Problem description: In your copy, include every line of the listing below exactly but none of the pictures.

******

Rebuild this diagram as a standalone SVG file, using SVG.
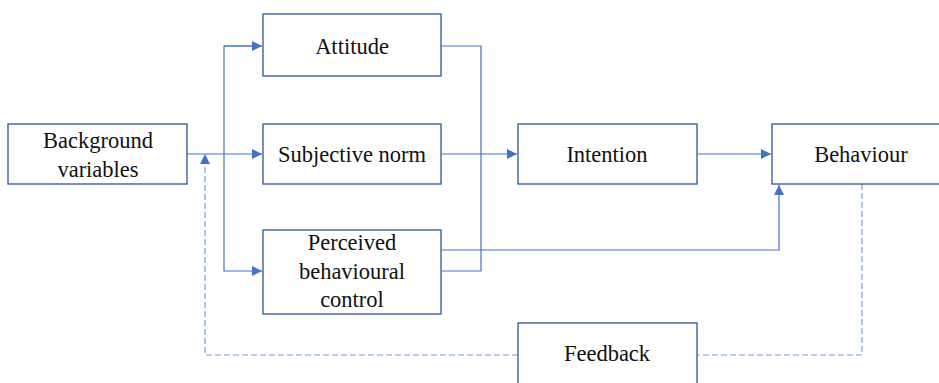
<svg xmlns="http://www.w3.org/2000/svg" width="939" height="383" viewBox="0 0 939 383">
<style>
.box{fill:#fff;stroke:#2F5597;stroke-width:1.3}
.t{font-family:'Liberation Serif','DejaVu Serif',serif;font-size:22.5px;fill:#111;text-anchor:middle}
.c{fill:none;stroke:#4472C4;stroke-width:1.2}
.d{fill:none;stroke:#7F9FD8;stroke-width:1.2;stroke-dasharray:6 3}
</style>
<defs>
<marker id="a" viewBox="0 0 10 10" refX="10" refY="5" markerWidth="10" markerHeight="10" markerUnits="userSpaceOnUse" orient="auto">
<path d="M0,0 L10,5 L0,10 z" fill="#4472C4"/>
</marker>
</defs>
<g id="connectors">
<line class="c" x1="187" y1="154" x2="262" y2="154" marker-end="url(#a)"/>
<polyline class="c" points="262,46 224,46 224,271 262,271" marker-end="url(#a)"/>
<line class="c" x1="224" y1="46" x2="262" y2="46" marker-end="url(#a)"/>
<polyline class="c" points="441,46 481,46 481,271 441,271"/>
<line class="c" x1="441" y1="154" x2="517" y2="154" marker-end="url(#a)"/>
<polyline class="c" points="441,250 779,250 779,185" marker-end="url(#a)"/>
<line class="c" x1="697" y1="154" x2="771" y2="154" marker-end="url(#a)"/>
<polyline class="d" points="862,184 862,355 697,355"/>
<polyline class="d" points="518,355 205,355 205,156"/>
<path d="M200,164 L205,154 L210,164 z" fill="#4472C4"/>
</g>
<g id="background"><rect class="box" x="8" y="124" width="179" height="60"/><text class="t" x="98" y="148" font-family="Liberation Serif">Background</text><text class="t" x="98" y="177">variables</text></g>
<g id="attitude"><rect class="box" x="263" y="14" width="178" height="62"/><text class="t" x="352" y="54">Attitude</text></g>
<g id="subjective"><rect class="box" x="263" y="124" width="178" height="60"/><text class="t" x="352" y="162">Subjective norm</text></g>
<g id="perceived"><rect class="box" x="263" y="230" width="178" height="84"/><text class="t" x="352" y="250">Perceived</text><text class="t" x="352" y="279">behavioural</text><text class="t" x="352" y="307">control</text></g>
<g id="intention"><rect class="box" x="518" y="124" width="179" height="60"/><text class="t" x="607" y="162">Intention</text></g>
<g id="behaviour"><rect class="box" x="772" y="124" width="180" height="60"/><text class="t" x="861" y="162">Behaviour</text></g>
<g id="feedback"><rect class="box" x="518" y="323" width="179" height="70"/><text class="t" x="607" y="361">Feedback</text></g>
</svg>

******

Correct response:
Rebuild this diagram as a standalone SVG file, using SVG.
<svg xmlns="http://www.w3.org/2000/svg" width="939" height="383" viewBox="0 0 939 383">
<style>
.box{fill:#fff;stroke:#2F5597;stroke-width:1.3}
.t{font-family:'Liberation Serif','DejaVu Serif',serif;font-size:22.5px;fill:#111;text-anchor:middle}
.c{fill:none;stroke:#4472C4;stroke-width:1.2}
.d{fill:none;stroke:#7F9FD8;stroke-width:1.2;stroke-dasharray:6 3}
</style>
<defs>
<marker id="a" viewBox="0 0 10 10" refX="10" refY="5" markerWidth="10" markerHeight="10" markerUnits="userSpaceOnUse" orient="auto">
<path d="M0,0 L10,5 L0,10 z" fill="#4472C4"/>
</marker>
</defs>
<g id="connectors">
<line class="c" x1="187" y1="154" x2="262" y2="154" marker-end="url(#a)"/>
<polyline class="c" points="262,46 224,46 224,271 262,271" marker-end="url(#a)"/>
<line class="c" x1="224" y1="46" x2="262" y2="46" marker-end="url(#a)"/>
<polyline class="c" points="441,46 481,46 481,271 441,271"/>
<line class="c" x1="441" y1="154" x2="517" y2="154" marker-end="url(#a)"/>
<polyline class="c" points="441,250 779,250 779,185" marker-end="url(#a)"/>
<line class="c" x1="697" y1="154" x2="771" y2="154" marker-end="url(#a)"/>
<polyline class="d" points="862,184 862,355 697,355"/>
<polyline class="d" points="518,355 205,355 205,156"/>
<path d="M200,164 L205,154 L210,164 z" fill="#4472C4"/>
</g>
<g id="background"><rect class="box" x="8" y="124" width="179" height="60"/><text class="t" x="98" y="148" font-family="Liberation Serif">Background</text><text class="t" x="98" y="177">variables</text></g>
<g id="attitude"><rect class="box" x="263" y="14" width="178" height="62"/><text class="t" x="352" y="54">Attitude</text></g>
<g id="subjective"><rect class="box" x="263" y="124" width="178" height="60"/><text class="t" x="352" y="162">Subjective norm</text></g>
<g id="perceived"><rect class="box" x="263" y="230" width="178" height="84"/><text class="t" x="352" y="250">Perceived</text><text class="t" x="352" y="279">behavioural</text><text class="t" x="352" y="307">control</text></g>
<g id="intention"><rect class="box" x="518" y="124" width="179" height="60"/><text class="t" x="607" y="162">Intention</text></g>
<g id="behaviour"><rect class="box" x="772" y="124" width="180" height="60"/><text class="t" x="861" y="162">Behaviour</text></g>
<g id="feedback"><rect class="box" x="518" y="323" width="179" height="70"/><text class="t" x="607" y="361">Feedback</text></g>
</svg>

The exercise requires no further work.